TOP TIPS to writing your wedding vows

If you’re stressing out about what you’re suppose to say while standing up there looking fancy in front of pretty much everyone who means something to you.  Let me tell you – we got this! So let’s take a virtual big breath together and break it all down! 

Firstly this is totally something I as your celebrant can help you with,  celebrants usually have the experience to know what works and access to a ton of resources. A celebrant should be taking the time to get to know you to ensure your vows are personal. 

HOLD UP – who actually writes the vows though? The celebrant or the couple?

So many questions, let’s go to the very beginning.

First of all let’s look at- What are vows and why do we say them?

I’m so glad you asked! For hundreds of years we have been following wedding traditions pretty blindly. If you look at reasons why things were started, they don’t hold much relevance to today.

Brides carried flowers because a couple of thousand years a go, that babe didn’t bathe all too often and not wanting to scare off her husband-to-be with her pongy pits and other bits, she tried to mask it with some fresh floral notes. Her bridesmaids, were usually her maids or servants that would dress similarly to the bride, so that if another man came to steal the bride on her wedding day, he wouldn’t be able to tell who was who.

I digress.

In the Roman Empire, if you were poor – all you had was your word that you were legally wed. Those that could afford to sign a fancy document (a list of property rights) were able to publicly declare their marriage was legal.

Then in the 1500’s words like ‘worship’ and ‘obey’ were brought into things and in the 20th century we got a little less religious, and started to acknowledge that two people can love each other without a woman obeying a man and without bringing the big G into things!

If we look at a more modern, civil (non-religious) wedding there are usually two parts to the vows. The first part is the legal stuff. Usually a little bit more dry, but if you don’t say it – you are technically not married. So best be saying it! Again, another deep breath, your celebrant will write this into the ceremony, I mean it is their job to make you legally wed!

In Australia the following words MUST be said:

I call upon the persons here present to witness that I, A.B. (or C.D.), take thee, C.D. (or A.B.), to be my lawful wedded wife (or husband, or spouse)

Now what comes after that is where we have some fun. Your celebrant should have asked you so many questions about your relationship and why you are getting married, that you probably mistook them for a marriage counsellor, because the next bit should be personal or it should resonate with you as a couple.

I personally like to keep this bit simple and to the point – for example:

I promise to love and respect you unconditionally, to support you and accept you.

I promise to stand by your side through all of your successes and failures and continue to motivate you as you grow. But above all else, I promise you the freedom; to be you.

So that’s what the celebrant writes – what do you as the couple write?

Another great question and on to the second part. Today many couples also opt to write their own personal vows, separate to the legal wording. The legal ones are still in there, but remember after that we can pretty much have whatever we want.
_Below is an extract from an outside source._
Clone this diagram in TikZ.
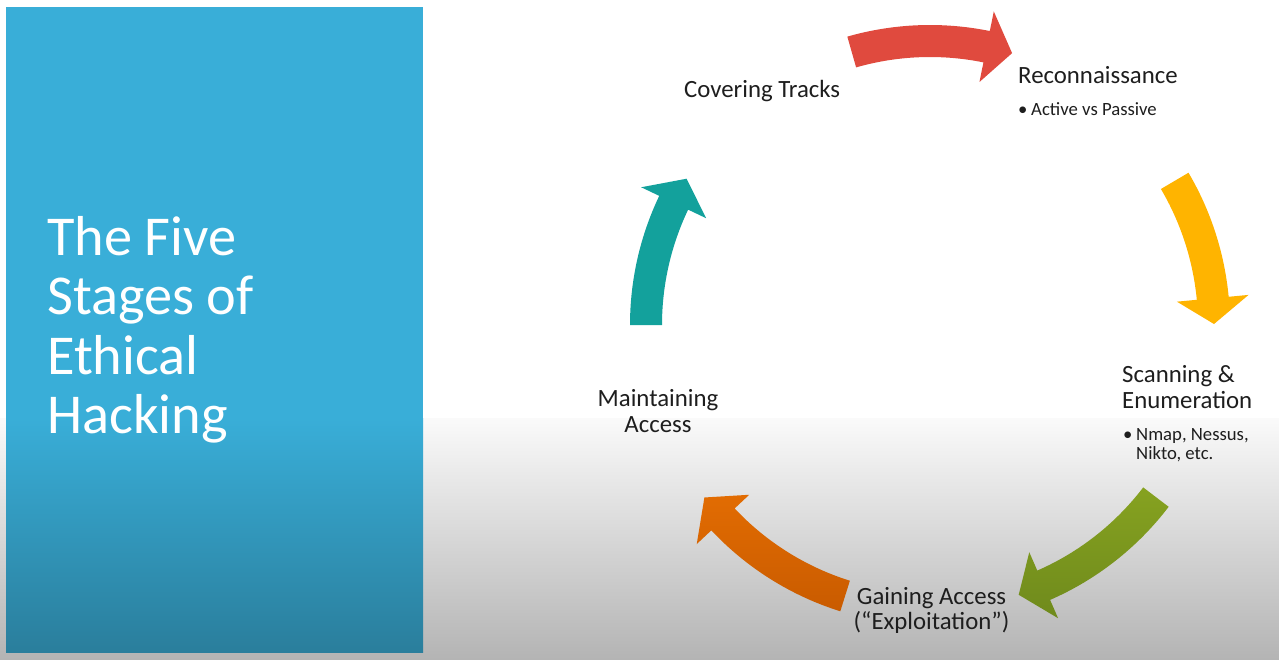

How do I write my personal vows?

BINGO. Now I am hoping if you’re getting married you can think of a couple of things you love about your partner and your relationship? If you are struggling and you have a bit of time leading up to the big day, may I suggest to start writing notes in your phone. Every time you think of something write a little note. These can be funny, your personal jokes or loving and romantic.

Now when you sit down to write, you hopefully have a few things to start with.

But if your wedding is tomorrow and you have left things to the last minute, here are some easy guidelines

Try to keep it to 150-300 words

  • 50-100 – what you love about your partner
  • 50-100 words – what you love about your relationship
  • 50-100 words – what you want to promise for the future

This can be promising to give them a weekly foot massage, or promising to not go crazy when they leave socks on the table or vowing to always have each others back!

There is a lot of flexibility here, make sure it reflects you as a couple and always read it out loud several times BEFORE the wedding day.

Send it to your celebrant and ask for feedback if you are really unsure. But just remember there is no wrong or right, try to enjoy the process and use it as a time to reflect on why you’re getting married in the first place.